April 1, 2022 / 29 Adar II, 5782
#27 TAZRIA
Beauty Is More Than Skin Deep
ill-being finds us
beauty is more than skin deep
itching is fleeting

Mycobacterium leprae
Yay – Tazria … I’ve been waiting for this parashat!!
After traveling for a month on the southern coast of Costa Rica —far away from the jungle insects on the eastern coast— I returned to Gandoca last week and, almost immediately, I once again found myself afflicted with so many bug bites. My body is not completely covered as it was shortly after I first arrived in this small village on the Caribbean coast last fall, but the memory of that agony is all coming back to me now.
As I plowed through this week’s Torah portion, Tazria, with its explicit and detailed descriptions of every sort of scaly, pussy, oozing type of body affliction my ancestors could imagine, I actually took some comfort there. Unlike other years when I just wanted to pass over this parashat (it always falls just before Passover), this year I feel like I am taking my place in the long line of those suffering from a type of bodily distress that is fleeting, but not fleeting fast enough. Somehow, there is comfort in knowing that others before me have forged this path.
And, really, not to be competitive, but what other spiritual tradition places smack in the middle of their holiest teachings an agonizing and creepy itemization of secretions and discharges and how to deal with them … and how to find a place —not only individually, but communally— to acknowledge unwellness in the body?!
In my current very itchy state, I am remembering last fall when almost everyone in the village here seemed aware of my of ill-being and my anguish, and offered me various homegrown remedies along with their prayers for my healing and well-being. Unlike the description in the Torah of sending people away, of isolating those who are experiencing dis-ease, the tribal village here holds everyone close—whatever their condition. Of course, I didn’t have leprosy (or whatever that extremely contagious and deadly disease might have been) but, still, no one here pushed me away in my compromised state.

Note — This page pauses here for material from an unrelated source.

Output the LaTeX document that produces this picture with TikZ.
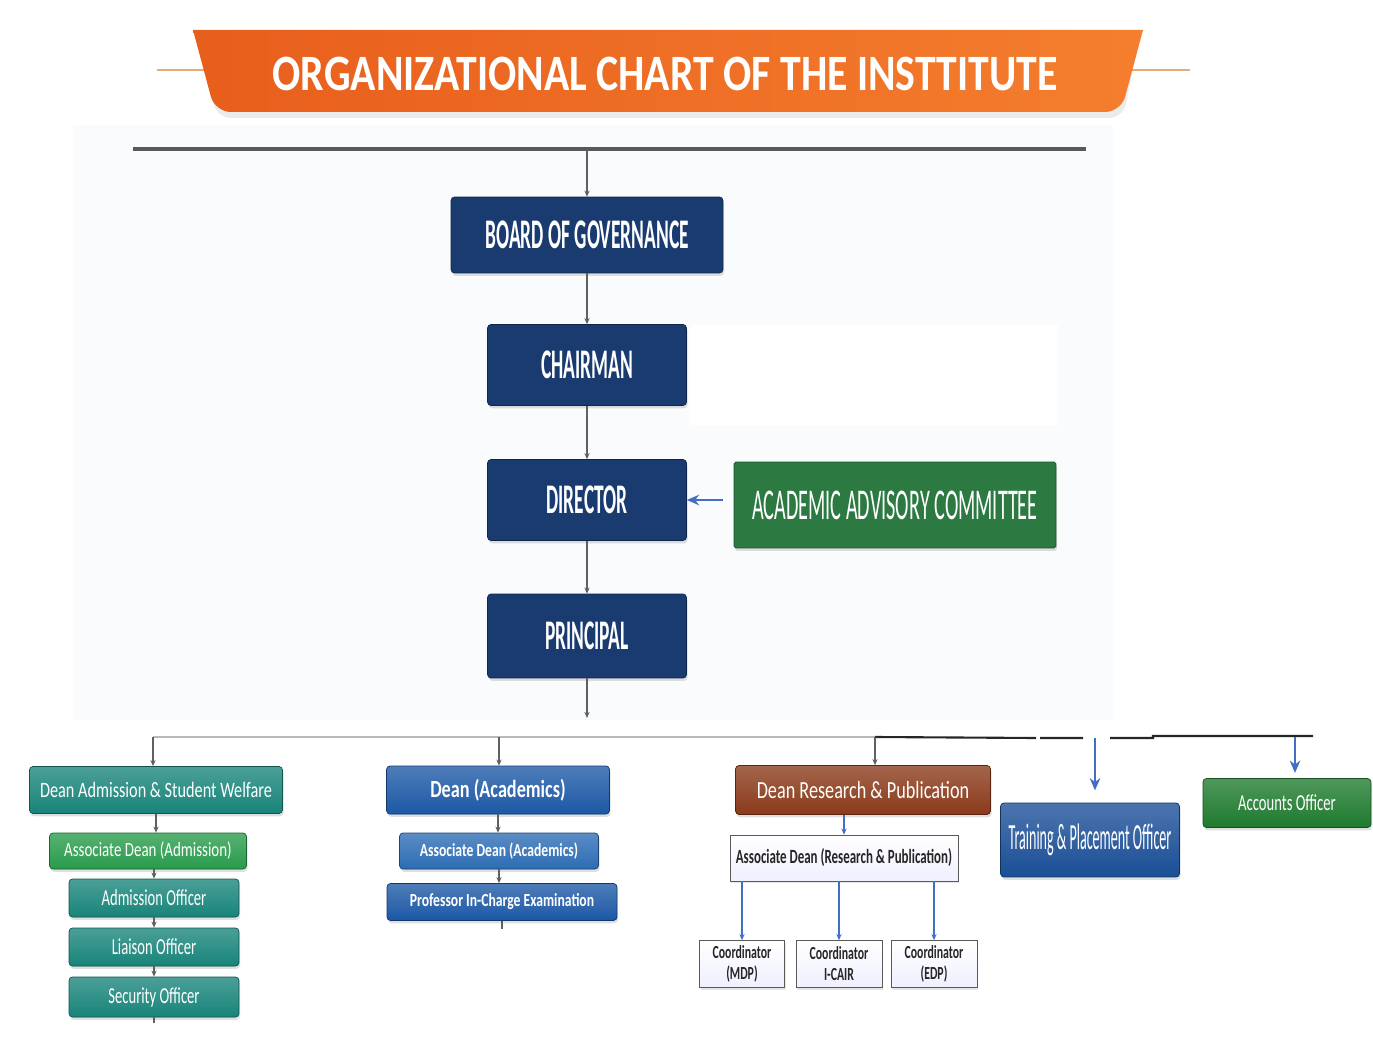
\documentclass[tikz,border=0pt]{standalone}
\usepackage{fontspec}
\setmainfont{Carlito}
\newfontfamily\titlefont[FakeStretch=0.82]{Carlito}
\newfontfamily\bigfont[FakeStretch=0.46]{Carlito}
\newfontfamily\boxfont[FakeStretch=0.74]{Carlito}
\newfontfamily\slimfont[FakeStretch=0.64]{Carlito}
\newfontfamily\tpofont[FakeStretch=0.38]{Carlito}
\usetikzlibrary{arrows.meta,shadows}
\definecolor{navy}{RGB}{25,59,112}
\definecolor{aacgreen}{RGB}{44,122,66}
\definecolor{teal}{RGB}{24,132,122}
\definecolor{admgreen}{RGB}{40,155,75}
\definecolor{acadblue}{RGB}{28,88,165}
\definecolor{assocblue}{RGB}{44,108,180}
\definecolor{brown}{RGB}{138,58,26}
\definecolor{tpoblue}{RGB}{26,78,150}
\definecolor{accgreen}{RGB}{30,122,46}
\definecolor{linkblue}{RGB}{66,110,196}
\definecolor{bannerA}{RGB}{232,94,28}
\definecolor{bannerB}{RGB}{244,126,46}
\definecolor{bannerline}{RGB}{232,172,120}
\definecolor{panel}{RGB}{250,251,252}

\begin{document}
\begin{tikzpicture}[x=0.02cm,y=-0.02cm]
\tikzset{org box/.style={draw=#1!65!black,fill=#1,rounded corners=2pt,text=white,inner sep=0pt,align=center,
    drop shadow={opacity=0.25,shadow xshift=0.6pt,shadow yshift=-1.6pt}},
  lo box/.style={org box=#1,top color=#1!78!white,bottom color=#1},
  plain box/.style={draw=gray!70!black,top color=white,bottom color=blue!6,text=black!85,inner sep=0pt,align=center,
    drop shadow={opacity=0.2,shadow xshift=0.6pt,shadow yshift=-1.2pt}},
  link/.style={draw=gray!75!black,line width=0.6pt,-{Stealth[length=3.5pt,width=3pt]}},
  blue link/.style={draw=linkblue,line width=1pt,-{Stealth[length=7pt,width=6pt]}},
  thin link/.style={draw=linkblue,line width=0.6pt,-{Stealth[length=3.5pt,width=3pt]}}}
\useasboundingbox (0,0) rectangle (1373,1054);
\fill[panel] (73,125) rectangle (1113,720);
\fill[white] (690,325) rectangle (1058,425);

% banner
\draw[bannerline,line width=1.2pt] (157,70) -- (210,70);
\draw[bannerline,line width=1.2pt] (1128,70) -- (1190,70);
\fill[black,opacity=0.08,rounded corners=8pt] (198,36) -- (1140,36) -- (1123,118) -- (217,118) -- cycle;
\shade[left color=bannerA,right color=bannerB] (193,30) -- (1143,30) [rounded corners=9pt] -- (1121,112) -- (215,112) [sharp corners] -- cycle;
\node[text=white,font=\titlefont\bfseries\fontsize{29}{30}\selectfont] (title) at (665,74) {ORGANIZATIONAL CHART OF THE INSTTITUTE};

\draw[gray!70!black,line width=2pt] (133,149) -- (1086,149);
\coordinate (top) at (587,149);

\node[org box=navy,minimum width=5.44cm,minimum height=1.52cm,font=\bigfont\bfseries\fontsize{24}{26}\selectfont] (bog) at (587,235) {BOARD OF GOVERNANCE};
\node[org box=navy,minimum width=3.98cm,minimum height=1.62cm,font=\bigfont\bfseries\fontsize{24}{26}\selectfont] (chair) at (587,365) {CHAIRMAN};
\node[org box=navy,minimum width=3.98cm,minimum height=1.62cm,font=\bigfont\bfseries\fontsize{24}{26}\selectfont] (dir) at (587,500) {DIRECTOR};
\node[org box=aacgreen,rounded corners=1pt,minimum width=6.44cm,minimum height=1.72cm,font=\bigfont\fontsize{25}{27}\selectfont] (aac) at (895,505) {ACADEMIC ADVISORY COMMITTEE};
\node[org box=navy,minimum width=3.98cm,minimum height=1.68cm,font=\bigfont\bfseries\fontsize{24}{26}\selectfont] (prin) at (587,636) {PRINCIPAL};

\draw[link] (top) -- (bog);
\draw[link] (bog) -- (chair);
\draw[link] (chair) -- (dir);
\draw[link] (dir) -- (prin);
\draw[blue link,shorten <=6pt] (aac.west |- dir) -- (dir);

\coordinate (hub) at (587,718);
\draw[link] (prin) -- (hub);

% second level
\node[lo box=teal,minimum width=5.06cm,minimum height=0.94cm,font=\boxfont\fontsize{12.5}{14}\selectfont] (dasw) at (156,790) {Dean Admission \& Student Welfare};
\node[lo box=admgreen,minimum width=3.94cm,minimum height=0.72cm,font=\boxfont\fontsize{11.5}{13}\selectfont] (adadm) at (148,851) {Associate Dean (Admission)};
\node[lo box=teal,minimum width=3.40cm,minimum height=0.76cm,font=\slimfont\fontsize{13}{14}\selectfont] (admo) at (154,898) {Admission Officer};
\node[lo box=teal,minimum width=3.40cm,minimum height=0.76cm,font=\slimfont\fontsize{13}{14}\selectfont] (liao) at (154,947) {Liaison Officer};
\node[lo box=teal,minimum width=3.40cm,minimum height=0.80cm,font=\slimfont\fontsize{13}{14}\selectfont] (seco) at (154,997) {Security Officer};

\node[lo box=acadblue,minimum width=4.46cm,minimum height=0.96cm,font=\boxfont\bfseries\fontsize{14}{16}\selectfont] (dacad) at (498,790) {Dean (Academics)};
\node[lo box=assocblue,minimum width=3.98cm,minimum height=0.72cm,font=\boxfont\bfseries\fontsize{10.5}{12}\selectfont] (adacad) at (499,851) {Associate Dean (Academics)};
\node[lo box=acadblue,minimum width=4.60cm,minimum height=0.74cm,font=\boxfont\bfseries\fontsize{10.5}{12}\selectfont] (profx) at (502,902) {Professor In-Charge Examination};

\node[lo box=brown,minimum width=5.10cm,minimum height=0.98cm,font=\boxfont\fontsize{14}{16}\selectfont] (drp) at (863,790) {Dean Research \& Publication};
\node[plain box,minimum width=4.56cm,minimum height=0.92cm,font=\slimfont\bfseries\fontsize{11.5}{13}\selectfont] (adrp) at (844,858) {Associate Dean (Research \& Publication)};
\node[plain box,minimum width=1.70cm,minimum height=0.94cm,font=\slimfont\bfseries\fontsize{10.5}{12}\selectfont] (cmdp) at (742,964) {Coordinator\\(MDP)};
\node[plain box,minimum width=1.72cm,minimum height=0.94cm,font=\slimfont\bfseries\fontsize{10.5}{12}\selectfont] (ccair) at (839,964) {Coordinator\\I-CAIR};
\node[plain box,minimum width=1.72cm,minimum height=0.94cm,font=\slimfont\bfseries\fontsize{10.5}{12}\selectfont] (cedp) at (934,964) {Coordinator\\(EDP)};

\node[lo box=tpoblue,minimum width=3.58cm,minimum height=1.48cm,font=\tpofont\fontsize{21}{23}\selectfont] (tpo) at (1090,840) {Training \& Placement Officer};
\node[lo box=accgreen,minimum width=3.36cm,minimum height=0.98cm,font=\slimfont\fontsize{13}{15}\selectfont] (acco) at (1287,803) {Accounts Officer};

% connectors
\coordinate (j1) at (153,737);
\coordinate (j2) at (499,737);
\coordinate (j3) at (875,737);
\coordinate (j4) at (1095,738);
\coordinate (j5) at (1295,737);
\draw[gray!55,line width=1pt] (j1) -- (j3);
\draw[black!85,line width=1.2pt] (j3) -- (1036,738) (1040,738) -- (1083,738) (1110,738) -- (1153,738) -- (1153,736) -- (1313,736);
\draw[link] (j1) -- (j1 |- dasw.north);
\draw[link] (j2) -- (j2 |- dacad.north);
\draw[link] (j3) -- (j3 |- drp.north);
\draw[blue link,shorten >=7pt] (j4) -- (j4 |- tpo.north);
\draw[blue link,shorten >=3pt] (j5) -- (j5 |- acco.north);

\draw[link] (dasw.south) -- (dasw.south |- adadm.north);
\draw[link] (adadm.south -| admo) -- (admo);
\draw[link] (admo) -- (liao);
\draw[link] (liao) -- (seco);
\draw[gray!75!black,line width=0.6pt] (seco.south) -- ++(0,6);

\draw[link] (dacad.south) -- (dacad.south |- adacad.north);
\draw[link] (adacad.south) -- (adacad.south |- profx.north);
\draw[gray!75!black,line width=0.6pt] (profx.south) -- ++(0,8);

\draw[thin link] (adrp.north |- drp.south) -- (adrp.north);
\foreach \c in {cmdp,ccair,cedp}
  \draw[thin link] (adrp.south -| \c.north) -- (\c.north);
\end{tikzpicture}
\end{document}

I appreciate and love that both cultures —the agrarian-based Jewish tradition and the land of Pura Vida— are similarly very earthy, forthright and straightforward in placing the needs and care of the physical body right at the heart of their concerns. Ill-being is understood as being part of the well-being continuum. Nothing seems unspeakable. Nothing seems shameful. Nothing seems outside of holiness.
Today I can celebrate all of my sores and scabs and scars as markers on the journey. They remind me of where I’ve been. Even in my strength, I carry with me memories of unwellness. And in my state of affliction, I do have a sense that a feeling of well-being will some day return to my body once again.
If life unfolds and I am granted a long, full life, at some point my body will likely begin to wither without a bouncing back path.
When I was in high school, a dear friend of my mother’s was dying from a kind of cancer that had begun in her spine. She had lived with back pain for many years with every kind of diagnosis except cancer. Throughout that time, she felt like she had the strength to persevere.
It wasn’t until the cancer had progressed, and found its way to almost every part of her body, that she finally received a diagnosis. By then, there was no hope for a long life. By then, it was clear that no kind of available treatment could help her body return to a state of wellness. And that, for her, was the hardest part—knowing that her body would only become progressively weaker, without any possibility of bouncing back.
My current state of extreme discomfort and unrelenting itchiness is nothing like that. I do have a whole host of salves and creams and plant-based remedies —along with the great healing waters of the ocean— that do offer some relief. I know that, God-willing, in all likelihood my body will indeed bounce back. I know that this experience of sleepless nights and challenging days will pass within days or weeks.
Even when I feel overwhelmed by the ill-being that is currently wracking my physical body, I hold the awareness that I have been created in the image of the Divine and that I have the inner resources and physical wherewithal to persevere. I am in awe of my body’s capacity to endure invasion by creatures too tiny to even see. I am amazed at her capacity to heal and to return to a state of well-being. And I remember, once again, that beauty is way more than skin deep.